• **AIM OF THE TASK**:
Without the images, write out the whole listing exactly.

• **GIVEN DATA**:
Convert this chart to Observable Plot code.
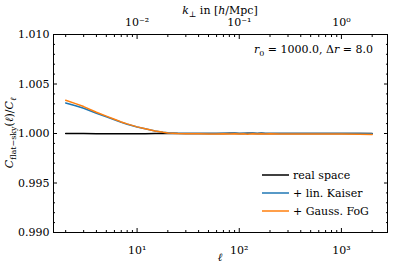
<!DOCTYPE html>
<html><head><meta charset="utf-8">
<script src="https://cdn.jsdelivr.net/npm/d3@7"></script>
<script src="https://cdn.jsdelivr.net/npm/@observablehq/plot@0.6"></script>
<style>body{margin:0;background:#fff} svg{display:block}</style>
</head><body><div id="chart"></div>
<script>
const ell = [2,2.5,3,4,5,6,7,8,10,12,15,18,20,25,30,40,50,60,70,80,90,100,110,120,135,150,165,180,200,250,300,400,500,700,1000,1500,2000];
const realSpace = [1.00000,0.99999,0.99999,0.99998,0.99997,0.99997,0.99997,0.99997,0.99997,0.99998,0.99999,0.99999,1.00000,1.00000,1.00000,1.00000,1.00000,1.00000,1.00001,1.00002,1.00003,1.00001,0.99999,1.00002,1.00003,0.99999,1.00002,1.00000,1.00001,1.00000,1.00001,1.00000,1.00000,1.00000,1.00000,1.00000,1.00000];
const linKaiser = [1.00309,1.00281,1.00255,1.00205,1.00169,1.00139,1.00113,1.00094,1.00065,1.00047,1.00026,1.00013,1.00007,1.00002,1.00001,1.00001,1.00001,1.00000,1.00002,1.00001,1.00003,1.00000,1.00002,1.00000,1.00003,1.00000,1.00002,1.00000,1.00001,1.00000,1.00000,1.00000,1.00000,1.00000,0.99999,0.99999,0.99998];
const gaussFoG = [1.00336,1.00302,1.00272,1.00215,1.00176,1.00144,1.00117,1.00097,1.00067,1.00048,1.00026,1.00012,1.00006,1.00000,0.99998,0.99997,0.99996,0.99995,0.99997,0.99994,0.99998,0.99994,0.99997,0.99993,0.99998,0.99994,0.99997,0.99995,0.99997,0.99996,0.99996,0.99996,0.99995,0.99995,0.99994,0.99993,0.99991];
const seriesNames = ["real space", "+ lin. Kaiser", "+ Gauss. FoG"];
const seriesColors = ["#000000", "#1f77b4", "#ff7f0e"];
const yTicks = [0.990, 0.995, 1.000, 1.005, 1.010];
const yMinorTicks = [0.991,0.992,0.993,0.994,0.996,0.997,0.998,0.999,1.001,1.002,1.003,1.004,1.006,1.007,1.008,1.009];
const ellTicks = [10, 100, 1000];
const ellTickLabels = ["10¹", "10²", "10³"];
const kTickLabels = ["10⁻²", "10⁻¹", "10⁰"];
const ellMinorTicks = [2,3,4,5,6,7,8,9,20,30,40,50,60,70,80,90,200,300,400,500,600,700,800,900,2000];

const rows = [];
[realSpace, linKaiser, gaussFoG].forEach((vals, s) =>
  vals.forEach((v, i) => rows.push({ell: ell[i], ratio: v, series: seriesNames[s]})));

const blank = () => "";
const plot = Plot.plot({
  width: 407, height: 267,
  marginLeft: 53, marginRight: 20, marginTop: 34, marginBottom: 35,
  style: {fontFamily: "DejaVu Serif", fontSize: "11px", color: "#000", background: "#fff"},
  x: {type: "log", domain: [1.52, 2825]},
  y: {domain: [0.990, 1.010]},
  color: {domain: seriesNames, range: seriesColors},
  marks: [
    Plot.line(rows, {x: "ell", y: "ratio", z: "series", stroke: "series", strokeWidth: 1.5}),
    Plot.axisY(yTicks, {anchor: "left", tickSize: -4, tickPadding: 8, tickFormat: d3.format(".3f"), label: null}),
    Plot.axisY(yMinorTicks, {anchor: "left", tickSize: -2, tickFormat: blank, label: null}),
    Plot.axisY(yTicks, {anchor: "right", tickSize: -4, tickFormat: blank, label: null}),
    Plot.axisY(yMinorTicks, {anchor: "right", tickSize: -2, tickFormat: blank, label: null}),
    Plot.axisX(ellTicks, {anchor: "bottom", tickSize: -4, tickPadding: 18, tickFormat: d => ellTickLabels[ellTicks.indexOf(d)], label: null}),
    Plot.axisX(ellMinorTicks, {anchor: "bottom", tickSize: -2, tickFormat: blank, label: null}),
    Plot.axisX(ellTicks, {anchor: "top", tickSize: -4, tickPadding: 13, tickFormat: d => kTickLabels[ellTicks.indexOf(d)], label: null}),
    Plot.axisX(ellMinorTicks, {anchor: "top", tickSize: -2, tickFormat: blank, label: null}),
    Plot.frame({stroke: "#000", strokeWidth: 1})
  ]
});
document.getElementById("chart").appendChild(plot);

const svg = d3.select(plot);
function rich(x, y, parts, anchor, transform) {
  const t = svg.append("text")
    .attr("font-family", "DejaVu Serif").attr("font-size", 11).attr("fill", "#000")
    .attr("text-anchor", anchor);
  if (transform) t.attr("transform", transform); else t.attr("x", x).attr("y", y);
  let off = 0;
  parts.forEach(p => {
    const target = p.sub ? 3 : 0;
    const s = t.append("tspan").text(p.t).attr("dy", target - off);
    off = target;
    if (p.i) s.attr("font-style", "italic");
    if (p.sub) s.attr("font-size", 8);
  });
  return t;
}
// y label
rich(0, 0, [{t: "C", i: 1}, {t: "flat−sky", sub: 1}, {t: "("}, {t: "ℓ", i: 1}, {t: ")/"}, {t: "C", i: 1}, {t: "ℓ", i: 1, sub: 1}], "middle", "translate(13,133) rotate(-90)");
// x label
rich(220, 261, [{t: "ℓ", i: 1}], "middle");
// top label
rich(220, 14, [{t: "k", i: 1}, {t: "⊥", sub: 1}, {t: " in ["}, {t: "h", i: 1}, {t: "/Mpc]"}], "middle");
// annotation
rich(373, 53, [{t: "r", i: 1}, {t: "0", sub: 1}, {t: " = 1000.0, Δ"}, {t: "r", i: 1}, {t: " = 8.0"}], "end");
// legend
const lg = svg.append("g");
seriesNames.forEach((name, i) => {
  const y = 175 + i * 18;
  lg.append("line").attr("x1", 262).attr("x2", 289).attr("y1", y).attr("y2", y)
    .attr("stroke", seriesColors[i]).attr("stroke-width", 1.5);
  lg.append("text").attr("x", 293).attr("y", y + 4).text(name)
    .attr("text-anchor", "start")
    .attr("font-family", "DejaVu Serif").attr("font-size", 11).attr("fill", "#000");
});
</script>
</body></html>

• **RESPONSE TO THE TASK**:
Convert this chart to Observable Plot code.
<!DOCTYPE html>
<html><head><meta charset="utf-8">
<script src="https://cdn.jsdelivr.net/npm/d3@7"></script>
<script src="https://cdn.jsdelivr.net/npm/@observablehq/plot@0.6"></script>
<style>body{margin:0;background:#fff} svg{display:block}</style>
</head><body><div id="chart"></div>
<script>
const ell = [2,2.5,3,4,5,6,7,8,10,12,15,18,20,25,30,40,50,60,70,80,90,100,110,120,135,150,165,180,200,250,300,400,500,700,1000,1500,2000];
const realSpace = [1.00000,0.99999,0.99999,0.99998,0.99997,0.99997,0.99997,0.99997,0.99997,0.99998,0.99999,0.99999,1.00000,1.00000,1.00000,1.00000,1.00000,1.00000,1.00001,1.00002,1.00003,1.00001,0.99999,1.00002,1.00003,0.99999,1.00002,1.00000,1.00001,1.00000,1.00001,1.00000,1.00000,1.00000,1.00000,1.00000,1.00000];
const linKaiser = [1.00309,1.00281,1.00255,1.00205,1.00169,1.00139,1.00113,1.00094,1.00065,1.00047,1.00026,1.00013,1.00007,1.00002,1.00001,1.00001,1.00001,1.00000,1.00002,1.00001,1.00003,1.00000,1.00002,1.00000,1.00003,1.00000,1.00002,1.00000,1.00001,1.00000,1.00000,1.00000,1.00000,1.00000,0.99999,0.99999,0.99998];
const gaussFoG = [1.00336,1.00302,1.00272,1.00215,1.00176,1.00144,1.00117,1.00097,1.00067,1.00048,1.00026,1.00012,1.00006,1.00000,0.99998,0.99997,0.99996,0.99995,0.99997,0.99994,0.99998,0.99994,0.99997,0.99993,0.99998,0.99994,0.99997,0.99995,0.99997,0.99996,0.99996,0.99996,0.99995,0.99995,0.99994,0.99993,0.99991];
const seriesNames = ["real space", "+ lin. Kaiser", "+ Gauss. FoG"];
const seriesColors = ["#000000", "#1f77b4", "#ff7f0e"];
const yTicks = [0.990, 0.995, 1.000, 1.005, 1.010];
const yMinorTicks = [0.991,0.992,0.993,0.994,0.996,0.997,0.998,0.999,1.001,1.002,1.003,1.004,1.006,1.007,1.008,1.009];
const ellTicks = [10, 100, 1000];
const ellTickLabels = ["10¹", "10²", "10³"];
const kTickLabels = ["10⁻²", "10⁻¹", "10⁰"];
const ellMinorTicks = [2,3,4,5,6,7,8,9,20,30,40,50,60,70,80,90,200,300,400,500,600,700,800,900,2000];

const rows = [];
[realSpace, linKaiser, gaussFoG].forEach((vals, s) =>
  vals.forEach((v, i) => rows.push({ell: ell[i], ratio: v, series: seriesNames[s]})));

const blank = () => "";
const plot = Plot.plot({
  width: 407, height: 267,
  marginLeft: 53, marginRight: 20, marginTop: 34, marginBottom: 35,
  style: {fontFamily: "DejaVu Serif", fontSize: "11px", color: "#000", background: "#fff"},
  x: {type: "log", domain: [1.52, 2825]},
  y: {domain: [0.990, 1.010]},
  color: {domain: seriesNames, range: seriesColors},
  marks: [
    Plot.line(rows, {x: "ell", y: "ratio", z: "series", stroke: "series", strokeWidth: 1.5}),
    Plot.axisY(yTicks, {anchor: "left", tickSize: -4, tickPadding: 8, tickFormat: d3.format(".3f"), label: null}),
    Plot.axisY(yMinorTicks, {anchor: "left", tickSize: -2, tickFormat: blank, label: null}),
    Plot.axisY(yTicks, {anchor: "right", tickSize: -4, tickFormat: blank, label: null}),
    Plot.axisY(yMinorTicks, {anchor: "right", tickSize: -2, tickFormat: blank, label: null}),
    Plot.axisX(ellTicks, {anchor: "bottom", tickSize: -4, tickPadding: 18, tickFormat: d => ellTickLabels[ellTicks.indexOf(d)], label: null}),
    Plot.axisX(ellMinorTicks, {anchor: "bottom", tickSize: -2, tickFormat: blank, label: null}),
    Plot.axisX(ellTicks, {anchor: "top", tickSize: -4, tickPadding: 13, tickFormat: d => kTickLabels[ellTicks.indexOf(d)], label: null}),
    Plot.axisX(ellMinorTicks, {anchor: "top", tickSize: -2, tickFormat: blank, label: null}),
    Plot.frame({stroke: "#000", strokeWidth: 1})
  ]
});
document.getElementById("chart").appendChild(plot);

const svg = d3.select(plot);
function rich(x, y, parts, anchor, transform) {
  const t = svg.append("text")
    .attr("font-family", "DejaVu Serif").attr("font-size", 11).attr("fill", "#000")
    .attr("text-anchor", anchor);
  if (transform) t.attr("transform", transform); else t.attr("x", x).attr("y", y);
  let off = 0;
  parts.forEach(p => {
    const target = p.sub ? 3 : 0;
    const s = t.append("tspan").text(p.t).attr("dy", target - off);
    off = target;
    if (p.i) s.attr("font-style", "italic");
    if (p.sub) s.attr("font-size", 8);
  });
  return t;
}
// y label
rich(0, 0, [{t: "C", i: 1}, {t: "flat−sky", sub: 1}, {t: "("}, {t: "ℓ", i: 1}, {t: ")/"}, {t: "C", i: 1}, {t: "ℓ", i: 1, sub: 1}], "middle", "translate(13,133) rotate(-90)");
// x label
rich(220, 261, [{t: "ℓ", i: 1}], "middle");
// top label
rich(220, 14, [{t: "k", i: 1}, {t: "⊥", sub: 1}, {t: " in ["}, {t: "h", i: 1}, {t: "/Mpc]"}], "middle");
// annotation
rich(373, 53, [{t: "r", i: 1}, {t: "0", sub: 1}, {t: " = 1000.0, Δ"}, {t: "r", i: 1}, {t: " = 8.0"}], "end");
// legend
const lg = svg.append("g");
seriesNames.forEach((name, i) => {
  const y = 175 + i * 18;
  lg.append("line").attr("x1", 262).attr("x2", 289).attr("y1", y).attr("y2", y)
    .attr("stroke", seriesColors[i]).attr("stroke-width", 1.5);
  lg.append("text").attr("x", 293).attr("y", y + 4).text(name)
    .attr("text-anchor", "start")
    .attr("font-family", "DejaVu Serif").attr("font-size", 11).attr("fill", "#000");
});
</script>
</body></html>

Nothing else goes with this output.